Are there any big differences between Cargo and Python/Go/D/Ruby/Javascript/etc?

5 comments

I wouldn't say Java has this problem. Look at Maven for instance. Then look back at Crates, you will notice how many common solutions they share.

On the other hand I see that Crates solves the problem of dependency when 2 different version of the same library are used across the project. Maven doesn't solve that and it's painful. However this seems a bigger problem that just a package manager I suppose.

Java has Maven Repository. This can be use from within Ant (Ivy), Maven, Gradle, sbt etc.

Both Ruby and Python are almost as old, if not older than Java. JavaScript is only slightly younger.

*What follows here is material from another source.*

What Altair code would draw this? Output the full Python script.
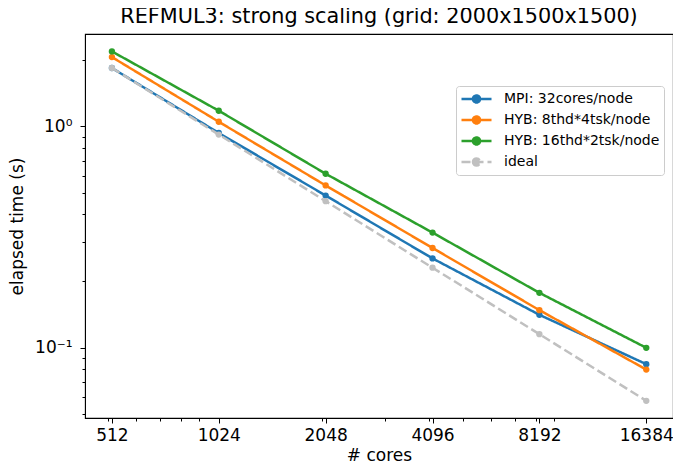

I find cargo easier to use than bundler or npm. Specifically I never deal with "environment hell" where some config hasn't been picked up and I'm pulling in the wrong version of a dependency or the language or whatever. This is partly because of the way cargo is designed, but its also helped a lot by the fact that Rust generates statically linked binaries in one build instead of being a continuous interpreter process.
It depends on how you define "big". Cargo is closest to Bundler + rubygems, but with some aspects of npm.
notice that some of the really old ones (perl, tex) have had package managers for a really, really long time.

I think linux (*nix?) vs non-linux heritage might have something to do with it.